• _PROBLEM STATEMENT_: Output the material word for word. Leave each picture out.
======== DATA ========
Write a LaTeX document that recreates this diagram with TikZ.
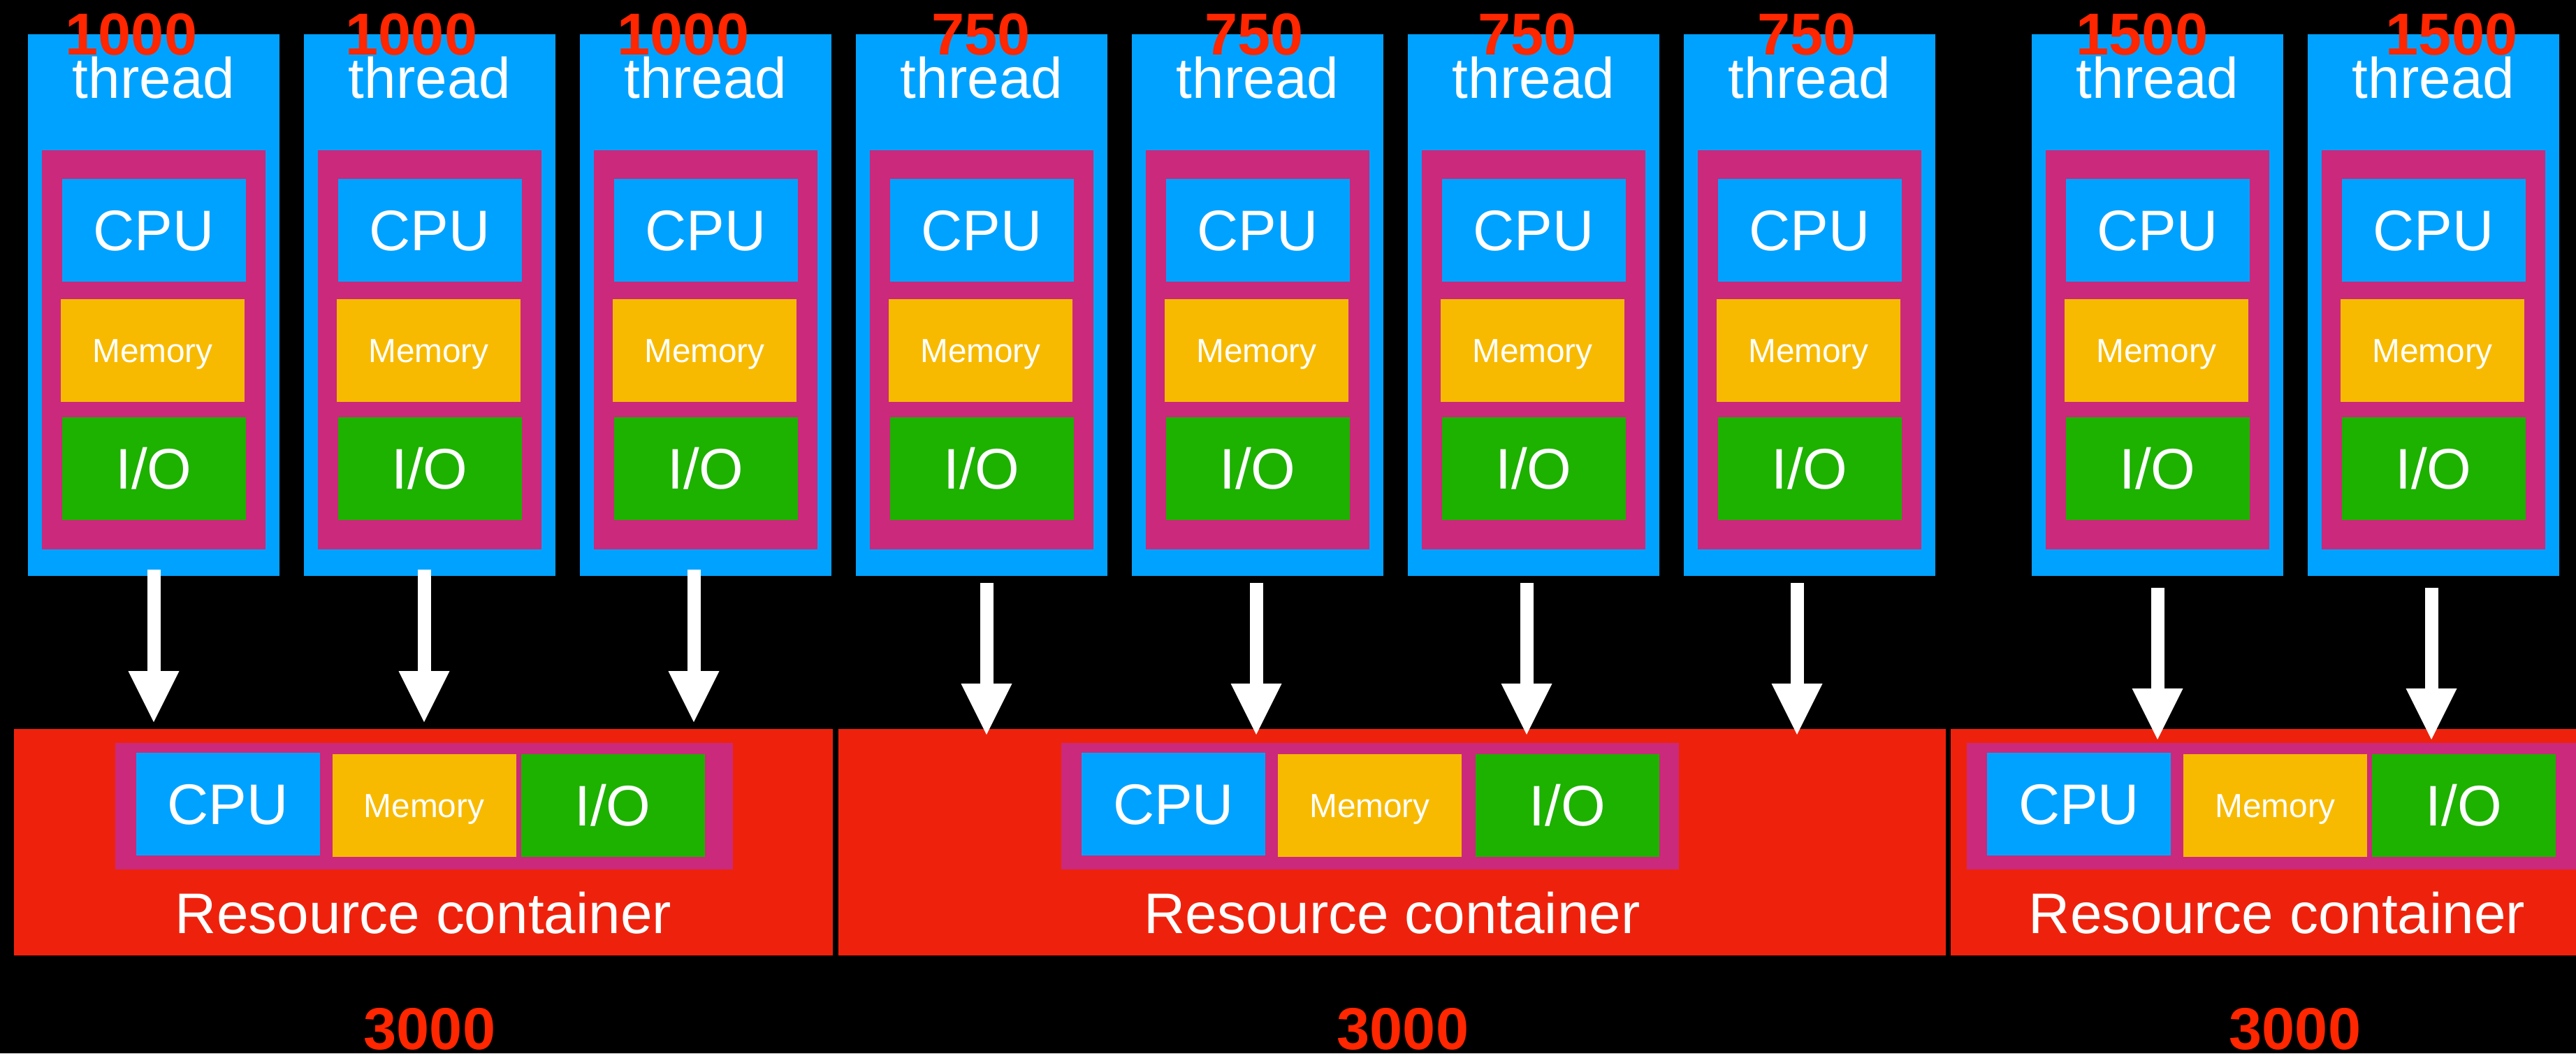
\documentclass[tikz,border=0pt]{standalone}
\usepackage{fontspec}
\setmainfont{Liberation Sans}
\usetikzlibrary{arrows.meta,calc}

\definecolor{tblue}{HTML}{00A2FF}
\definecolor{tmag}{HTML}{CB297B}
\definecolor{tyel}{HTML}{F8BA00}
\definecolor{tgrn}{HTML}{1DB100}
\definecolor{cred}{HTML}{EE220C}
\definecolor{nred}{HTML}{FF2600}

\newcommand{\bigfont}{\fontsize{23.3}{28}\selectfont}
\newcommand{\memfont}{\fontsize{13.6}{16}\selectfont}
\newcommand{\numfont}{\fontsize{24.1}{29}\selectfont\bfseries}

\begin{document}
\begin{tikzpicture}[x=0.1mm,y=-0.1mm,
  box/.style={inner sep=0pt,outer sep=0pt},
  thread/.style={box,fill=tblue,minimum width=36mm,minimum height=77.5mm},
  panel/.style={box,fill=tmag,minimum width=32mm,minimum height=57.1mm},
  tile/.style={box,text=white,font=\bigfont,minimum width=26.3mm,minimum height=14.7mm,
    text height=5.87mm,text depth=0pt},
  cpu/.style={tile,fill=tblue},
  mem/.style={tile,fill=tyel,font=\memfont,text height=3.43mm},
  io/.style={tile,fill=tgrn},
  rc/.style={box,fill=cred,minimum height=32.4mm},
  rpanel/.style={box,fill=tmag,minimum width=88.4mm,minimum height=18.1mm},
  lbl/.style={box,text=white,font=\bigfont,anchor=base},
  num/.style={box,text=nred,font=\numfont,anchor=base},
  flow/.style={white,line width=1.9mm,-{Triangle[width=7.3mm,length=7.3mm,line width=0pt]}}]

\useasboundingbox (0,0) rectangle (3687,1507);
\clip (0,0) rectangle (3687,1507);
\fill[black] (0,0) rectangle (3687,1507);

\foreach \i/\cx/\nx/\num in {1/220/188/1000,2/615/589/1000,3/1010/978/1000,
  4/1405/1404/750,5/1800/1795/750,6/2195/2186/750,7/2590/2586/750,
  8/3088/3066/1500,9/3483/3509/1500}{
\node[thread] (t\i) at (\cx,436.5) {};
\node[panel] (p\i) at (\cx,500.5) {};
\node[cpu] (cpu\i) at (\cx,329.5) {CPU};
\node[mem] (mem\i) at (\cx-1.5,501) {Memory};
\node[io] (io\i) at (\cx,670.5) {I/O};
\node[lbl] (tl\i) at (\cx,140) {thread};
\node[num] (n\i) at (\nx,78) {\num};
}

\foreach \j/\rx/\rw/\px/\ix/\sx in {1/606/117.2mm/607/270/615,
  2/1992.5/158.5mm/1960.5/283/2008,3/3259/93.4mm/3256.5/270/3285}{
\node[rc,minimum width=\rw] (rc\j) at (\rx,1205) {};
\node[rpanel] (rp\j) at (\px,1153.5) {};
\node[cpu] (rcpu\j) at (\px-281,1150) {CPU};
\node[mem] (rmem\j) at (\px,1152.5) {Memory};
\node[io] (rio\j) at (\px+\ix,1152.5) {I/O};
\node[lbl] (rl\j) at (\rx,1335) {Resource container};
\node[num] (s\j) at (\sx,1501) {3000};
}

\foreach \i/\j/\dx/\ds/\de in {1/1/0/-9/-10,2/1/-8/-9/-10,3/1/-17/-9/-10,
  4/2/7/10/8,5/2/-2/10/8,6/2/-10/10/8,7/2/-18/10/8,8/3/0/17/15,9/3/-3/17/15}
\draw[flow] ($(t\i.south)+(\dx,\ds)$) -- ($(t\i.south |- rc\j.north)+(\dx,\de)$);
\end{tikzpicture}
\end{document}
========
• _ANSWER FOR THIS EXERCISE_:
Write a LaTeX document that recreates this diagram with TikZ.
\documentclass[tikz,border=0pt]{standalone}
\usepackage{fontspec}
\setmainfont{Liberation Sans}
\usetikzlibrary{arrows.meta,calc}

\definecolor{tblue}{HTML}{00A2FF}
\definecolor{tmag}{HTML}{CB297B}
\definecolor{tyel}{HTML}{F8BA00}
\definecolor{tgrn}{HTML}{1DB100}
\definecolor{cred}{HTML}{EE220C}
\definecolor{nred}{HTML}{FF2600}

\newcommand{\bigfont}{\fontsize{23.3}{28}\selectfont}
\newcommand{\memfont}{\fontsize{13.6}{16}\selectfont}
\newcommand{\numfont}{\fontsize{24.1}{29}\selectfont\bfseries}

\begin{document}
\begin{tikzpicture}[x=0.1mm,y=-0.1mm,
  box/.style={inner sep=0pt,outer sep=0pt},
  thread/.style={box,fill=tblue,minimum width=36mm,minimum height=77.5mm},
  panel/.style={box,fill=tmag,minimum width=32mm,minimum height=57.1mm},
  tile/.style={box,text=white,font=\bigfont,minimum width=26.3mm,minimum height=14.7mm,
    text height=5.87mm,text depth=0pt},
  cpu/.style={tile,fill=tblue},
  mem/.style={tile,fill=tyel,font=\memfont,text height=3.43mm},
  io/.style={tile,fill=tgrn},
  rc/.style={box,fill=cred,minimum height=32.4mm},
  rpanel/.style={box,fill=tmag,minimum width=88.4mm,minimum height=18.1mm},
  lbl/.style={box,text=white,font=\bigfont,anchor=base},
  num/.style={box,text=nred,font=\numfont,anchor=base},
  flow/.style={white,line width=1.9mm,-{Triangle[width=7.3mm,length=7.3mm,line width=0pt]}}]

\useasboundingbox (0,0) rectangle (3687,1507);
\clip (0,0) rectangle (3687,1507);
\fill[black] (0,0) rectangle (3687,1507);

\foreach \i/\cx/\nx/\num in {1/220/188/1000,2/615/589/1000,3/1010/978/1000,
  4/1405/1404/750,5/1800/1795/750,6/2195/2186/750,7/2590/2586/750,
  8/3088/3066/1500,9/3483/3509/1500}{
\node[thread] (t\i) at (\cx,436.5) {};
\node[panel] (p\i) at (\cx,500.5) {};
\node[cpu] (cpu\i) at (\cx,329.5) {CPU};
\node[mem] (mem\i) at (\cx-1.5,501) {Memory};
\node[io] (io\i) at (\cx,670.5) {I/O};
\node[lbl] (tl\i) at (\cx,140) {thread};
\node[num] (n\i) at (\nx,78) {\num};
}

\foreach \j/\rx/\rw/\px/\ix/\sx in {1/606/117.2mm/607/270/615,
  2/1992.5/158.5mm/1960.5/283/2008,3/3259/93.4mm/3256.5/270/3285}{
\node[rc,minimum width=\rw] (rc\j) at (\rx,1205) {};
\node[rpanel] (rp\j) at (\px,1153.5) {};
\node[cpu] (rcpu\j) at (\px-281,1150) {CPU};
\node[mem] (rmem\j) at (\px,1152.5) {Memory};
\node[io] (rio\j) at (\px+\ix,1152.5) {I/O};
\node[lbl] (rl\j) at (\rx,1335) {Resource container};
\node[num] (s\j) at (\sx,1501) {3000};
}

\foreach \i/\j/\dx/\ds/\de in {1/1/0/-9/-10,2/1/-8/-9/-10,3/1/-17/-9/-10,
  4/2/7/10/8,5/2/-2/10/8,6/2/-10/10/8,7/2/-18/10/8,8/3/0/17/15,9/3/-3/17/15}
\draw[flow] ($(t\i.south)+(\dx,\ds)$) -- ($(t\i.south |- rc\j.north)+(\dx,\de)$);
\end{tikzpicture}
\end{document}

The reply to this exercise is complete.